Украинский кризис 2013 года прервал эпоху распродажи. Торговаться с Россией и Украиной, а затем - и с Белоруссией, перестали. От суверенных властей стали требовать не скидок, а полной и безвозмездной передачи суверенитета.
И тогда, главный переговорщик пошёл ва-банк и потребовал, чтобы ему позволили вести переговоры на равных, гарантировав некую сферу влияния. В ответ партнёры объяснили, что до равенства ещё нужно дорасти. Спор быстро перешёл в боевые действия.
На словах прямые и косвенные участники русско-украинского конфликта говорили о самых высоких мотивах своей воинственности. Однако, когда дело доходило до "судьбоносных" решений, то участники конфликта торопливо договаривались.
Это больше напоминало торговлю. При этом одни торговали непримиримостью, за которую им платили оружием, а другие - широкими "жестами доброй воли". Даже обмены ударами часто выглядели, как поиски рыночного равновесия.
Война на море стала дополнением к торговле зерном. Образец этой сговорчивости недавно опубликовали в Телеграме: "Несмотря на потерю репутации, Россия готова терпеть эти нападения, ожидая сокращения финансовой поддержки Украины. После этого Россия планирует мобилизовать группировку около трёх миллионов человек и начать контрнаступление." Трудно сказать, насколько автор поверил в этот прогноз.
Многие из воинственных особ искали вдохновение в примерах народной войны. Но следовать полузабытым лозунгам им не удавалось. Одна сторона, говоря о независимости, торопливо распродавала остатки суверенитета, охотно жертвуя своими войсками. Борьба за "демократию" дополнялась этнократической диктатурой. По другую сторону фронта лозунг "Всё для Победы!" обходился без видимого стремления к минимальным достижениям.
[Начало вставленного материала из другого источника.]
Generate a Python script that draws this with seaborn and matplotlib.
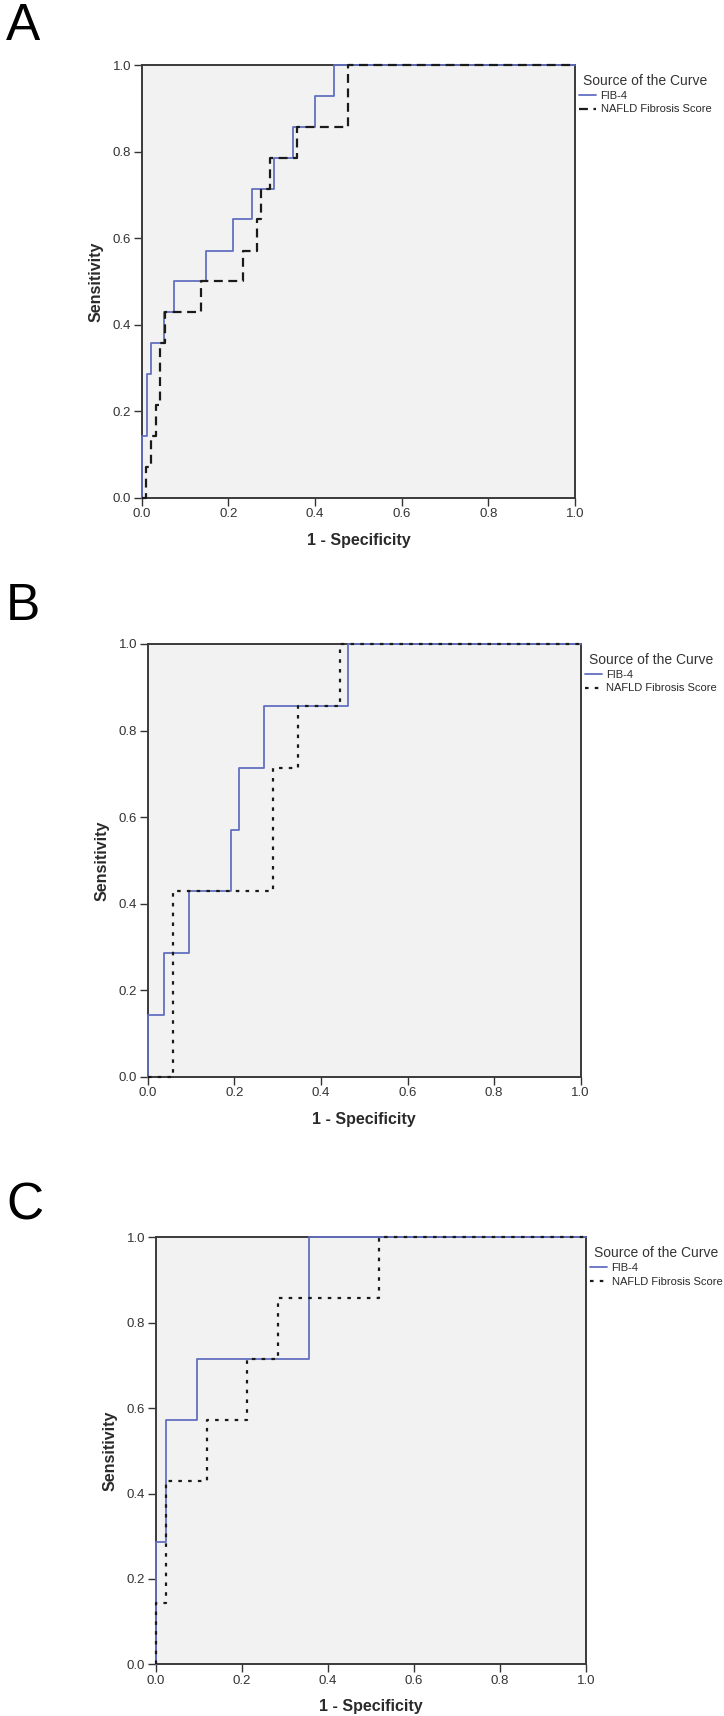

Со стороны могло показаться, что в глубинах огромных военных аппаратов засели изменники, которые бросают людей на бессмысленные штурмы, не дают снаряды, не присылают подкрепления, не нарушают коммуникации противника и не выполняют обещания победить врага.
Однако доказать злонамеренность политиков и генералов пока никому не удалось. Вполне вероятно, когда-нибудь будут проведены расследования тех или иных фактов, но едва ли они позволят обнаружить что-то, кроме обычной безалаберности, посредственности и беспомощности.
Как ни странно, реальная измена может быть вполне публичной. Если прочитать о стремлении той или иной стороны к переговорам, можно обнаружить, что эта безоговорочная готовность может оказаться опаснее эшелона непоставленных снарядов.
Дело не в том, что кто-то из должностных лиц не имеет права налаживать или рвать дипломатические связи. Беда в том, что это лицо привыкло пренебрегать интересами тех сограждан, которые не платят большие налоги. По сути это и есть социальное предательство. Формально оно ненаказуемо, но расплата за него бывает страшнее любого судебного приговора.
Измену несложно раскрыть, если в обществе проводится чёткая грань между чужими и своими коллективными интересами. Потеря этих ориентиров открывает дорогу для корыстных и идейных перебежчиков.
Неустойчивость социальной системы сама по себе подталкивает к политическому предательству. Однако ответственность за измену ложится не на обстоятельства, а на конкретных людей. Задним числом для предосудительных поступков находят те или иные оправдания, но последствия совершённых деяний могут оказаться дольше человеческой жизни.